Amsterdam is a cosmopolitan city bursting with culture and boasting a rich collection of art. The city is rampant with photography exhibitions, dance performances, theater shows and museums housing some of the world's most storied masterpieces. The city of Amsterdam uses the arts to bind communities and people together, drawing travelers from all over the world. Amsterdam experienced an influx of religions and cultures after the Second World War, and today it is one of the world's most multicultural cities, with at least 177 nationalities represented.
Visitors in Amsterdam are notably drawn to the 17th century city center where they can encounter an Old World charm. Tree-lined canals and narrow streets are more reminiscent of a village rather than the largest historical inner city in Europe. 165 waterways create a seemingly floating city connected by 1,281 bridges. In the 16th century, wooden buildings were razed and replaced with brick ones that remain today. During this period, many buildings were constructed in the architectural style of the Renaissance. Buildings of this period are very recognizable with their stepped gable façades, which is the common Dutch Renaissance style. Amsterdam quickly developed its own Renaissance architecture.
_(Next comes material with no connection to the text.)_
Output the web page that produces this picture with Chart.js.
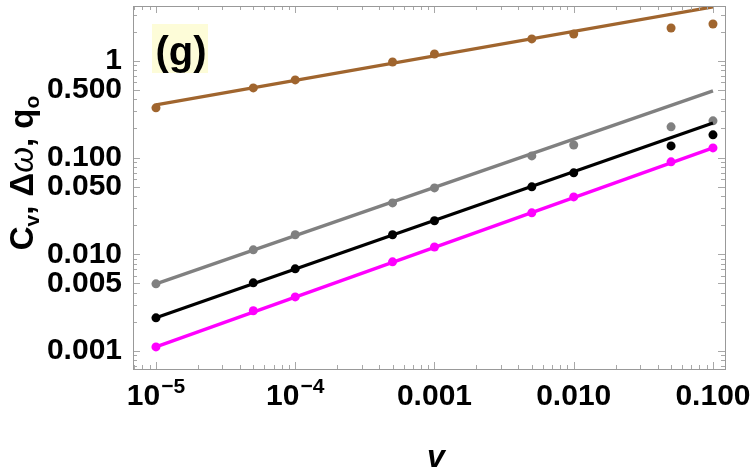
<!DOCTYPE html>
<html lang="en">

<head>
    <meta charset="UTF-8">
    <script src="https://cdn.jsdelivr.net/npm/chart.js"></script>
    <title>(g) log-log</title>
    <style>
        body { margin: 0; background: white; }
        #box { width: 750px; height: 467px; }
    </style>
</head>

<body>
    <div id="box">
        <canvas id="grafico" width="750" height="467"></canvas>
    </div>
</body>

</html>
<script>

    // valores de v (eixo x)
    const nu = [1e-5, 5e-5, 1e-4, 5e-4, 1e-3, 5e-3, 1e-2, 5e-2, 1e-1];

    // pontos de cada serie
    const brownPts = [0.327, 0.526, 0.636, 0.976, 1.18, 1.69, 1.90, 2.19, 2.41];
    const grayPts = [0.00494, 0.0111, 0.0159, 0.034, 0.0486, 0.104, 0.135, 0.208, 0.240];
    const blackPts = [0.0022, 0.00506, 0.00706, 0.0159, 0.0222, 0.0498, 0.0695, 0.132, 0.172];
    const magentaPts = [0.0011, 0.0026, 0.00362, 0.00834, 0.0119, 0.0268, 0.0392, 0.0903, 0.126];

    // retas ajustadas (extremos)
    const fitX = [1e-5, 1e-1];
    const brownFit = [0.351, 3.62];
    const grayFit = [0.00494, 0.49];
    const blackFit = [0.0022, 0.228];
    const magentaFit = [0.0011, 0.126];

    // ticks (mantissa/expoente para os rotulos do eixo x)
    const xTicks = [1e-5, 1e-4, 1e-3, 1e-2, 1e-1];
    const xTickLabels = [['10', '\u22125'], ['10', '\u22124'], ['0.001'], ['0.010'], ['0.100']];
    const yTicks = [0.001, 0.005, 0.01, 0.05, 0.1, 0.5, 1];
    const yTickLabels = ['0.001', '0.005', '0.010', '0.050', '0.100', '0.500', '1'];

    const fonte = "'Liberation Sans', Arial, sans-serif";

    function pares(xs, ys) {
        return xs.map((x, i) => ({ x: x, y: ys[i] }));
    }

    function serieLinha(ys, cor) {
        return {
            data: pares(fitX, ys),
            borderColor: cor,
            borderWidth: 3.3,
            pointRadius: 0,
            showLine: true,
            fill: false
        };
    }

    function seriePontos(ys, cor) {
        return {
            data: pares(nu, ys),
            backgroundColor: cor,
            borderColor: cor,
            pointRadius: 4.5,
            pointBorderWidth: 0,
            showLine: false
        };
    }

    // moldura + ticks para dentro (estilo Mathematica)
    const moldura = {
        id: 'moldura',
        afterDatasetsDraw(chart) {
            const ctx = chart.ctx;
            const a = chart.chartArea;
            const sx = chart.scales.x, sy = chart.scales.y;
            ctx.save();
            ctx.strokeStyle = '#a8a8a8';
            ctx.lineWidth = 1;

            for (let e = -7; e <= 1; e++) {
                for (let m = 1; m <= 9; m++) {
                    const v = m * Math.pow(10, e);
                    if (v >= sx.min && v <= sx.max) {
                        const px = Math.round(sx.getPixelForValue(v)) + 0.5;
                        const L = xTicks.some(t => Math.abs(t - v) / v < 1e-6) ? 7 : 4;
                        ctx.beginPath();
                        ctx.moveTo(px, a.bottom); ctx.lineTo(px, a.bottom - L);
                        ctx.moveTo(px, a.top); ctx.lineTo(px, a.top + L);
                        ctx.stroke();
                    }
                    if (v >= sy.min && v <= sy.max) {
                        const py = Math.round(sy.getPixelForValue(v)) + 0.5;
                        const L = yTicks.some(t => Math.abs(t - v) / v < 1e-6) ? 7 : 4;
                        ctx.beginPath();
                        ctx.moveTo(a.left, py); ctx.lineTo(a.left + L, py);
                        ctx.moveTo(a.right, py); ctx.lineTo(a.right - L, py);
                        ctx.stroke();
                    }
                }
            }

            ctx.strokeStyle = '#999999';
            ctx.strokeRect(Math.round(a.left) + 0.5, Math.round(a.top) + 0.5,
                Math.round(a.right - a.left), Math.round(a.bottom - a.top));

            // rotulos do eixo x (com expoente)
            ctx.fillStyle = 'black';
            ctx.textBaseline = 'alphabetic';
            ctx.textAlign = 'left';
            xTicks.forEach((v, i) => {
                const lab = xTickLabels[i];
                ctx.font = 'bold 30px ' + fonte;
                const w0 = ctx.measureText(lab[0]).width;
                let w1 = 0;
                if (lab[1]) {
                    ctx.font = 'bold 21px ' + fonte;
                    w1 = ctx.measureText(lab[1]).width + 1;
                }
                const px = sx.getPixelForValue(v);
                let x0 = px - (w0 + w1) / 2;
                ctx.font = 'bold 30px ' + fonte;
                ctx.fillText(lab[0], x0, 405);
                if (lab[1]) {
                    ctx.font = 'bold 21px ' + fonte;
                    ctx.fillText(lab[1], x0 + w0 + 1, 393);
                }
            });

            // rotulo (g)
            ctx.fillStyle = '#fdfcd8';
            ctx.fillRect(152, 24, 56, 49);
            ctx.fillStyle = 'black';
            ctx.font = 'bold 40px ' + fonte;
            ctx.textAlign = 'center';
            ctx.fillText('(g)', 181, 65);

            // titulo eixo x
            ctx.font = 'italic bold 32px ' + fonte;
            ctx.fillText('v', 436, 467);

            // titulo eixo y com subscritos
            const partes = [
                ['C', 'bold 33px', 0],
                ['v', 'bold 21px', 6],
                [', \u0394', 'bold 33px', 0],
                ['\u03C9', 'italic 33px', 0],
                [', q', 'bold 33px', 0],
                ['o', 'bold 21px', 6]
            ];
            let total = 0;
            partes.forEach(p => { ctx.font = p[1] + ' ' + fonte; total += ctx.measureText(p[0]).width; });
            ctx.translate(33, 173);
            ctx.rotate(-Math.PI / 2);
            ctx.textAlign = 'left';
            let pos = -total / 2;
            partes.forEach(p => {
                ctx.font = p[1] + ' ' + fonte;
                ctx.fillText(p[0], pos, p[2]);
                pos += ctx.measureText(p[0]).width;
            });
            ctx.restore();
        }
    };

    const config = {
        type: 'scatter',
        data: {
            datasets: [
                serieLinha(brownFit, '#a0652e'),
                serieLinha(grayFit, '#808080'),
                serieLinha(blackFit, '#000000'),
                serieLinha(magentaFit, '#ff00ff'),
                seriePontos(brownPts, '#a0652e'),
                seriePontos(grayPts, '#808080'),
                seriePontos(blackPts, '#000000'),
                seriePontos(magentaPts, '#ff00ff')
            ]
        },
        options: {
            responsive: false,
            animation: false,
            layout: { padding: { top: 6, right: 25, left: 0, bottom: 0 } },
            plugins: {
                legend: { display: false },
                tooltip: { enabled: false }
            },
            scales: {
                x: {
                    type: 'logarithmic',
                    min: 6.84e-6,
                    max: 0.122,
                    grid: { display: false },
                    border: { display: false },
                    afterBuildTicks: s => { s.ticks = xTicks.map(v => ({ value: v })); },
                    afterFit: s => { s.height = 98; s.paddingLeft = 0; s.paddingRight = 0; },
                    ticks: { display: false }
                },
                y: {
                    type: 'logarithmic',
                    min: 6.5e-4,
                    max: 3.7,
                    grid: { display: false },
                    border: { display: false },
                    afterBuildTicks: s => { s.ticks = yTicks.map(v => ({ value: v })); },
                    afterFit: s => { s.width = 133; s.paddingTop = 0; s.paddingBottom = 0; },
                    ticks: {
                        autoSkip: false,
                        padding: 3,
                        color: 'black',
                        font: { family: fonte, size: 30, weight: 'bold' },
                        callback: (v, i) => yTickLabels[i]
                    }
                }
            }
        },
        plugins: [moldura]
    };

    let grafico = new Chart(document.getElementById('grafico'), config);

</script>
The most important museums of Amsterdam are located on the Museumplein (Museum Square), located at the southwestern side of the Rijksmuseum. It was created in the last quarter of the 19th century on the grounds of the former World's fair. The northwestern part of the square is bordered by the Van Gogh Museum, Stedelijk Museum, House of Bols Cocktail & Genever Experience and Coster Diamonds. The northeastern part of the square is bordered by the very large Rijksmuseum, which possesses the largest and most important collection of classical Dutch art. Its collection consists of nearly one million objects. The artist most associated with Amsterdam is Rembrandt, whose work, and the work of his pupils, is displayed in the Rijksmuseum. Rembrandt's masterpiece The Night Watch is one of the top pieces of art in the museum. It also houses paintings from artists like Van der Helst, Vermeer, Frans Hals, Ferdinand Bol, Albert Cuyp, Jacob van Ruisdael, and Paulus Potter. Aside from paintings, the collection also consists of a large variety of decorative art ranging from Delftware to giant 17th-century doll-houses.